I hurried to pack my stuff and get out of the house to meet with my friends. As soon as I got there, I immediately packed all my gear into the designated car for our two-hour adventure to the Slopes.

During our journey, my friends and I bopped our heads along to the music and talked about random things.

I looked at the slopes like an artist would with a blank canvas. It was my playground as I carved down the mountain.”

A plethora of empty parking spots greeted us. Everyone agreed — “The pow looks amazing. Today is going to be a perfect pow day.”

As soon as I stepped out of the warm car, I was hit by the brisk winds and immediately started to shiver.

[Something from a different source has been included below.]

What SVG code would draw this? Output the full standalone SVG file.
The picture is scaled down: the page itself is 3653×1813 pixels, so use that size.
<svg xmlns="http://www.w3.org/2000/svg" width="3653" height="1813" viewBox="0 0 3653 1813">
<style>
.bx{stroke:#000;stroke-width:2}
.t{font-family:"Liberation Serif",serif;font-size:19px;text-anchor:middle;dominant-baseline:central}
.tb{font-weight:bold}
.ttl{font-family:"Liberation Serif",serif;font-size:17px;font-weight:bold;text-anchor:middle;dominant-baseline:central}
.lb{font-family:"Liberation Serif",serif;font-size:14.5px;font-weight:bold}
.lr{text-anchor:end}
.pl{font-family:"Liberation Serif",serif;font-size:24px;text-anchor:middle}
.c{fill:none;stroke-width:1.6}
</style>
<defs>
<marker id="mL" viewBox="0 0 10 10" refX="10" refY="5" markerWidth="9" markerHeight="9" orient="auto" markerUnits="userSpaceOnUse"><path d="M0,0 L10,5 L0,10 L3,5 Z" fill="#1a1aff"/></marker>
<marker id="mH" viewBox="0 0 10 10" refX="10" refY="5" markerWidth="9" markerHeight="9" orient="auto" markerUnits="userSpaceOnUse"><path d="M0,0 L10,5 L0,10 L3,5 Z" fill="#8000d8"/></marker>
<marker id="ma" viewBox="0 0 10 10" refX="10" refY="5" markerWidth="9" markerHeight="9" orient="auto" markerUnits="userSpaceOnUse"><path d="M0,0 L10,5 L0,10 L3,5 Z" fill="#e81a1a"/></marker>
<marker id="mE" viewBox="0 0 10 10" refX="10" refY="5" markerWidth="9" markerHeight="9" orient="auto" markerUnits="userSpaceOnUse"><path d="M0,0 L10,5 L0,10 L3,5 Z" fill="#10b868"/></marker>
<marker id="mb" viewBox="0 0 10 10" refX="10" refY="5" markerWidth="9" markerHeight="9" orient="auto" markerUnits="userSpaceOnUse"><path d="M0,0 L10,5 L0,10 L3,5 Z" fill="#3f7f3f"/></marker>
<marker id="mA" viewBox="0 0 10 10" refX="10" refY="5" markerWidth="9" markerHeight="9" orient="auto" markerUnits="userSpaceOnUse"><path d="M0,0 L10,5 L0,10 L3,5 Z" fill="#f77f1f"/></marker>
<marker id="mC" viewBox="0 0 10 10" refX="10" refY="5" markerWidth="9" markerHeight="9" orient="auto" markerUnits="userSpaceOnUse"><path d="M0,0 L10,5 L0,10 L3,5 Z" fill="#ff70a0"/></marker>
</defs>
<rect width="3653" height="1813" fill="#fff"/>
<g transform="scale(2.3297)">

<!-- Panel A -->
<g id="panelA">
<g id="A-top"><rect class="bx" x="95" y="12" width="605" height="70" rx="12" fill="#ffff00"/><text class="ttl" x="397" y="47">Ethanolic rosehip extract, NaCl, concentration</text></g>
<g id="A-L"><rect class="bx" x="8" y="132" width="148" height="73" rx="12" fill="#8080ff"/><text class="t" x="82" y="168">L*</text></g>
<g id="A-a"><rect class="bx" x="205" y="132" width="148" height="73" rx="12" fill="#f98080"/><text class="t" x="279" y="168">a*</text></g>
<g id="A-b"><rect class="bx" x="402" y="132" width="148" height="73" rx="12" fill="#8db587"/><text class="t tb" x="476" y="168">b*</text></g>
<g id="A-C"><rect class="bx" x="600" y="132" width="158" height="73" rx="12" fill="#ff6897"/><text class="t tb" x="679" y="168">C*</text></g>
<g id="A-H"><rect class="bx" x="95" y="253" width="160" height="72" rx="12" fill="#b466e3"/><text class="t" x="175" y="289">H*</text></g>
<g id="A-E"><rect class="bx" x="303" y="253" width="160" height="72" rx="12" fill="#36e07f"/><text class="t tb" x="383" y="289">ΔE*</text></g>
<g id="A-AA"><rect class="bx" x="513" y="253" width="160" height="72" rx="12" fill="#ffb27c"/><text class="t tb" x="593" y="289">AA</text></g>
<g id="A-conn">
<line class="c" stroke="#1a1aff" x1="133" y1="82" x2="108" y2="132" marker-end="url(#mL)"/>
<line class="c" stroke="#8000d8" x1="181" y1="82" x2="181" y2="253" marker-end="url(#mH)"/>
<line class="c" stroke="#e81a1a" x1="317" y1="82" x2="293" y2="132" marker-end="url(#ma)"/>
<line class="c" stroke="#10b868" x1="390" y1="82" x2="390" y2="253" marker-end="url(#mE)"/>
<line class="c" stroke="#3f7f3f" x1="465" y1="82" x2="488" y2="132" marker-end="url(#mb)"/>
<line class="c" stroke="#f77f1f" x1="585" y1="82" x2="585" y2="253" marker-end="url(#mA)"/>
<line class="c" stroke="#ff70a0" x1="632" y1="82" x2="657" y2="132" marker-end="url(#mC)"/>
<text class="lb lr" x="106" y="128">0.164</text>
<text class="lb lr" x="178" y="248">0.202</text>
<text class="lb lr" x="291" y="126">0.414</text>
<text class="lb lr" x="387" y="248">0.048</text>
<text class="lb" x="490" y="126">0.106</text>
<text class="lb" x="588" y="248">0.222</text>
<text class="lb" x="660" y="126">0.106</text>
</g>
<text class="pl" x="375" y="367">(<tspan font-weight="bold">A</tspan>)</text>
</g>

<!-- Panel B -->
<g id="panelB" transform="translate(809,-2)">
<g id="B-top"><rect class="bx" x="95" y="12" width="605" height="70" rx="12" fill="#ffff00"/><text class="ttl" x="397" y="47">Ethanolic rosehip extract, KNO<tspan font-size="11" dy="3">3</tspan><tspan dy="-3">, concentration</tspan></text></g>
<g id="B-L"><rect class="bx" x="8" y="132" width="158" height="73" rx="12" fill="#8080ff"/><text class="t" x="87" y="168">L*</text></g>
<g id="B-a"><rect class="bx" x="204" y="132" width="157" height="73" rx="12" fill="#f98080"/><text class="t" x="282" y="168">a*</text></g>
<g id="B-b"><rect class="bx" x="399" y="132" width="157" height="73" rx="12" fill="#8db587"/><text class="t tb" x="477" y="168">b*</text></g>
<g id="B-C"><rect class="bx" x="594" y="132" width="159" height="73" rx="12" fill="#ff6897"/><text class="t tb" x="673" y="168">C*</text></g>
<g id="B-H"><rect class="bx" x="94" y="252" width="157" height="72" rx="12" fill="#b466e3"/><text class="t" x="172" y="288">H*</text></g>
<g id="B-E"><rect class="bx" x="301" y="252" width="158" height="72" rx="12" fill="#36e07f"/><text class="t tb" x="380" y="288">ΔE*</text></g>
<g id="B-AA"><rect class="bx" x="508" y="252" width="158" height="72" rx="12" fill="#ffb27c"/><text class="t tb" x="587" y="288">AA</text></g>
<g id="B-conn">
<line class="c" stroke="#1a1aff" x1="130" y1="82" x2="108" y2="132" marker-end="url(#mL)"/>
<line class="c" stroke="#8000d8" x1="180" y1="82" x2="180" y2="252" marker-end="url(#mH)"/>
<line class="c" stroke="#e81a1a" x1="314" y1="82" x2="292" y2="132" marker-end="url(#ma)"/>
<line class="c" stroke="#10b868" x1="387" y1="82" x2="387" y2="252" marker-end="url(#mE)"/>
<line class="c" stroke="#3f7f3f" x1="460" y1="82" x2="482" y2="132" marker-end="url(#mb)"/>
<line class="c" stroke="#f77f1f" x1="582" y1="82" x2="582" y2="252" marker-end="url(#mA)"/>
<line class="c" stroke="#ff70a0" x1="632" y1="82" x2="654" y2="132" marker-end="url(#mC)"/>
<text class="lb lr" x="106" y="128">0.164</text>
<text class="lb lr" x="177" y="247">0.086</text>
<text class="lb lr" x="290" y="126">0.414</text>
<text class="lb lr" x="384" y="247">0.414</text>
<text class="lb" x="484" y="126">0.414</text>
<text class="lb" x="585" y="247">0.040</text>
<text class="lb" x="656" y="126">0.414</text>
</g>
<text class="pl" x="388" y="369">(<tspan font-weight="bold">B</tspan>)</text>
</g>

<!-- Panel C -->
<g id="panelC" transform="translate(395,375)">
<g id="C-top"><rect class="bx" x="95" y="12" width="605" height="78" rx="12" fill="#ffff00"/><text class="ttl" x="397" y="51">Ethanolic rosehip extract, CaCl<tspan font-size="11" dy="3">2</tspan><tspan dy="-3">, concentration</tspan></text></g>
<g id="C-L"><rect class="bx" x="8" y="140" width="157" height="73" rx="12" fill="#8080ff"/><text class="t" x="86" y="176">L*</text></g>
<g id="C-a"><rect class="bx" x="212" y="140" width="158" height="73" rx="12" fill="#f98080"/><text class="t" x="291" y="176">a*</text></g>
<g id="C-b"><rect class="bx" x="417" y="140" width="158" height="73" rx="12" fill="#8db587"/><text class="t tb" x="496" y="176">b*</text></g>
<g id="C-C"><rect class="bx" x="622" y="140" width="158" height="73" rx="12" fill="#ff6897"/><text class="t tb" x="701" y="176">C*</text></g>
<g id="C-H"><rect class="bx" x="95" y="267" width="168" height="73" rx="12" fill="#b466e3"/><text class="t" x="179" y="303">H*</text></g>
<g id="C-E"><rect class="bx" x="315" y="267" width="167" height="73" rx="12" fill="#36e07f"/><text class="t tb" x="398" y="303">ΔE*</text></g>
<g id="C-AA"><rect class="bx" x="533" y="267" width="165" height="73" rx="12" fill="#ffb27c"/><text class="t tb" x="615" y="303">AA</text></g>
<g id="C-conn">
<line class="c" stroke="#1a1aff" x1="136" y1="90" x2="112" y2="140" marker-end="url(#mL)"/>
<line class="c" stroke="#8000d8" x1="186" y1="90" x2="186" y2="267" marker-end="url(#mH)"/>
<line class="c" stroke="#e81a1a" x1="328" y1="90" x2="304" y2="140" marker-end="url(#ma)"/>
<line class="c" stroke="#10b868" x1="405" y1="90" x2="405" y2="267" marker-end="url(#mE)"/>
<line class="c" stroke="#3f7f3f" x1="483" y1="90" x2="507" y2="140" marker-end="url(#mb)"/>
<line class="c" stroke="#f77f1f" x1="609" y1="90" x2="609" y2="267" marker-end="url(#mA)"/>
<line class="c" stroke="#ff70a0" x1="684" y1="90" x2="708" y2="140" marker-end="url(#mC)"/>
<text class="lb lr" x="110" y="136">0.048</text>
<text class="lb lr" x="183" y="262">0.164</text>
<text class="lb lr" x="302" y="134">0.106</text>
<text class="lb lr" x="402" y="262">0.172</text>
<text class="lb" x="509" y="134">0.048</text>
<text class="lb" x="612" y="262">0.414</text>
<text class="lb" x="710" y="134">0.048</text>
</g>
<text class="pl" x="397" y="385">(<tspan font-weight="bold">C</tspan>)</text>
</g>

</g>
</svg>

We grabbed our gear and boards and waddled into the lodge, where we were once again comforted by warmth.

Then came the smells from the cafeteria, a scent comparable to walking into your grandparents’ house, that familiar and special smell.

After getting lift tickets, there was conversation about how many layers we would need. We agreed to pack for the cold considering snow was soon to come.

Upon leaving the lodge, the winds were no longer too brisk thanks to the many layers I had on. That first breath of cold air is unlike any other. This sensation always puts a smile on my face.

The walk out of the lodge to the mountain is a gateway into a white, ethereal wonderland where fun is seemingly endless.

The lift lines were short, unlike normal days. From the lift, I could barely see the outline of skiers carving down the mountain. The ride to the top is always so beautiful.

At the top, I strapped on my boots and heard the same ratcheting clinks as everyone did the same. Everyone put their goggles on and headphones in. Soon everyone was in their own world. It was now just me and the mountain.

I looked at the slopes like an artist would with a blank canvas. It was my playground as I carved down the mountain.

The start is always slow, but naturally, the board becomes an extension of me like an artist’s brush. I was one with the mountain, carving a singular path behind me that would soon be hidden beneath the paths of others.

Before I knew it, I was at the bottom, and the rush was over. The crew and I immediately went back up on the next lift line.

During a break, the snow began. We saw the snow, gulped down our food and returned to the mountain. This time the gateway into the mountain was enhanced tenfold. As we reached the top of the mountain, we no longer could see the parking lot. It was truly a white wonderland.

The snow gently caressed my face as I rode down the mountain.